*Short task*
Return the listing below verbatim. Pictures do not belong in the copy.

*Data excerpt*
=-=-=

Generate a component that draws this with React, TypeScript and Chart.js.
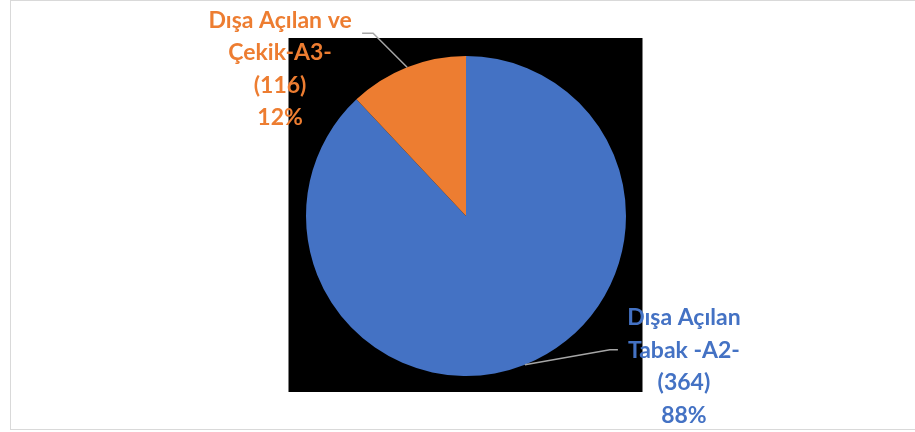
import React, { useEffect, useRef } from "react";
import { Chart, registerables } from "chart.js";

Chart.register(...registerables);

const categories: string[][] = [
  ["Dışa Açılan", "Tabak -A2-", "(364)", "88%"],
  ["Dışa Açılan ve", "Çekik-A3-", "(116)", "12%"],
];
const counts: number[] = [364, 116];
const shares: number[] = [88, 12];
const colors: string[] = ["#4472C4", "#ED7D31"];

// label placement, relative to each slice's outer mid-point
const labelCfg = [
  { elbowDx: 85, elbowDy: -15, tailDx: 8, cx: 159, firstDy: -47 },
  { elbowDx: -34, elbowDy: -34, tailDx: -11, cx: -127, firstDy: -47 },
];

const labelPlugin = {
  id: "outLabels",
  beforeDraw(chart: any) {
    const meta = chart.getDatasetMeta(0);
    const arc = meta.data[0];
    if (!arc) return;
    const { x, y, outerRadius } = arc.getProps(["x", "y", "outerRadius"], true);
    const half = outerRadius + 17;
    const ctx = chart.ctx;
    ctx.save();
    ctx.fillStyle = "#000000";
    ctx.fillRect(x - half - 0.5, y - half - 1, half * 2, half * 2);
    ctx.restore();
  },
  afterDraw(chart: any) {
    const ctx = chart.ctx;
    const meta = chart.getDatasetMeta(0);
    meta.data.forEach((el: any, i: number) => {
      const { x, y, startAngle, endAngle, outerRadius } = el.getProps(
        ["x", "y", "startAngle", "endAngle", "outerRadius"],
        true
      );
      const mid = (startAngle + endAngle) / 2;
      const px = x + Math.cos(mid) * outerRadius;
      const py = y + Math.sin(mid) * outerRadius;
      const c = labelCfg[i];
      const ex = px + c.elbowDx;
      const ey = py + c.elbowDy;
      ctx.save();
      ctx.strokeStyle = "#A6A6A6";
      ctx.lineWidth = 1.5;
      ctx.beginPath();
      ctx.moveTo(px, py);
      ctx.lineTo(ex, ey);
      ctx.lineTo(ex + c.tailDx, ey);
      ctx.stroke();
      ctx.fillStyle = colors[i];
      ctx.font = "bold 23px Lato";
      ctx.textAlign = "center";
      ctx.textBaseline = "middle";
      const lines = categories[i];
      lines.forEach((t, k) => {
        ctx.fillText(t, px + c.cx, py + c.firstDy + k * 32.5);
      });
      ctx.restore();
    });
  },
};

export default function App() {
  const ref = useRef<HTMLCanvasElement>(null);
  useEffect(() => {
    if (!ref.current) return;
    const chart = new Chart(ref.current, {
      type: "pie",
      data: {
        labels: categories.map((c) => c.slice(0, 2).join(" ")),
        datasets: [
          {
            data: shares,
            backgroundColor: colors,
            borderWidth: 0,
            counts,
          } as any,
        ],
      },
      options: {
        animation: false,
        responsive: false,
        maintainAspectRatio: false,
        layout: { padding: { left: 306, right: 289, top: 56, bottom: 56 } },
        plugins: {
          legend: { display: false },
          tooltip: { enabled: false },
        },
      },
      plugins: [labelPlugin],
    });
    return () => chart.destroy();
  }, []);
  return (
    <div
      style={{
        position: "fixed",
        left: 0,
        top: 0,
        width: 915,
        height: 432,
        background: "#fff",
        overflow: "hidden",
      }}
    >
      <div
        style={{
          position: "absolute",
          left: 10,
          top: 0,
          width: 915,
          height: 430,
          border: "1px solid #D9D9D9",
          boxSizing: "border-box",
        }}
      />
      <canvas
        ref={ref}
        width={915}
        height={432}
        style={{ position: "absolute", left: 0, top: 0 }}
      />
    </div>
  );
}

=-=-=

*Solved exercise*
Generate a component that draws this with React, TypeScript and Chart.js.
import React, { useEffect, useRef } from "react";
import { Chart, registerables } from "chart.js";

Chart.register(...registerables);

const categories: string[][] = [
  ["Dışa Açılan", "Tabak -A2-", "(364)", "88%"],
  ["Dışa Açılan ve", "Çekik-A3-", "(116)", "12%"],
];
const counts: number[] = [364, 116];
const shares: number[] = [88, 12];
const colors: string[] = ["#4472C4", "#ED7D31"];

// label placement, relative to each slice's outer mid-point
const labelCfg = [
  { elbowDx: 85, elbowDy: -15, tailDx: 8, cx: 159, firstDy: -47 },
  { elbowDx: -34, elbowDy: -34, tailDx: -11, cx: -127, firstDy: -47 },
];

const labelPlugin = {
  id: "outLabels",
  beforeDraw(chart: any) {
    const meta = chart.getDatasetMeta(0);
    const arc = meta.data[0];
    if (!arc) return;
    const { x, y, outerRadius } = arc.getProps(["x", "y", "outerRadius"], true);
    const half = outerRadius + 17;
    const ctx = chart.ctx;
    ctx.save();
    ctx.fillStyle = "#000000";
    ctx.fillRect(x - half - 0.5, y - half - 1, half * 2, half * 2);
    ctx.restore();
  },
  afterDraw(chart: any) {
    const ctx = chart.ctx;
    const meta = chart.getDatasetMeta(0);
    meta.data.forEach((el: any, i: number) => {
      const { x, y, startAngle, endAngle, outerRadius } = el.getProps(
        ["x", "y", "startAngle", "endAngle", "outerRadius"],
        true
      );
      const mid = (startAngle + endAngle) / 2;
      const px = x + Math.cos(mid) * outerRadius;
      const py = y + Math.sin(mid) * outerRadius;
      const c = labelCfg[i];
      const ex = px + c.elbowDx;
      const ey = py + c.elbowDy;
      ctx.save();
      ctx.strokeStyle = "#A6A6A6";
      ctx.lineWidth = 1.5;
      ctx.beginPath();
      ctx.moveTo(px, py);
      ctx.lineTo(ex, ey);
      ctx.lineTo(ex + c.tailDx, ey);
      ctx.stroke();
      ctx.fillStyle = colors[i];
      ctx.font = "bold 23px Lato";
      ctx.textAlign = "center";
      ctx.textBaseline = "middle";
      const lines = categories[i];
      lines.forEach((t, k) => {
        ctx.fillText(t, px + c.cx, py + c.firstDy + k * 32.5);
      });
      ctx.restore();
    });
  },
};

export default function App() {
  const ref = useRef<HTMLCanvasElement>(null);
  useEffect(() => {
    if (!ref.current) return;
    const chart = new Chart(ref.current, {
      type: "pie",
      data: {
        labels: categories.map((c) => c.slice(0, 2).join(" ")),
        datasets: [
          {
            data: shares,
            backgroundColor: colors,
            borderWidth: 0,
            counts,
          } as any,
        ],
      },
      options: {
        animation: false,
        responsive: false,
        maintainAspectRatio: false,
        layout: { padding: { left: 306, right: 289, top: 56, bottom: 56 } },
        plugins: {
          legend: { display: false },
          tooltip: { enabled: false },
        },
      },
      plugins: [labelPlugin],
    });
    return () => chart.destroy();
  }, []);
  return (
    <div
      style={{
        position: "fixed",
        left: 0,
        top: 0,
        width: 915,
        height: 432,
        background: "#fff",
        overflow: "hidden",
      }}
    >
      <div
        style={{
          position: "absolute",
          left: 10,
          top: 0,
          width: 915,
          height: 430,
          border: "1px solid #D9D9D9",
          boxSizing: "border-box",
        }}
      />
      <canvas
        ref={ref}
        width={915}
        height={432}
        style={{ position: "absolute", left: 0, top: 0 }}
      />
    </div>
  );
}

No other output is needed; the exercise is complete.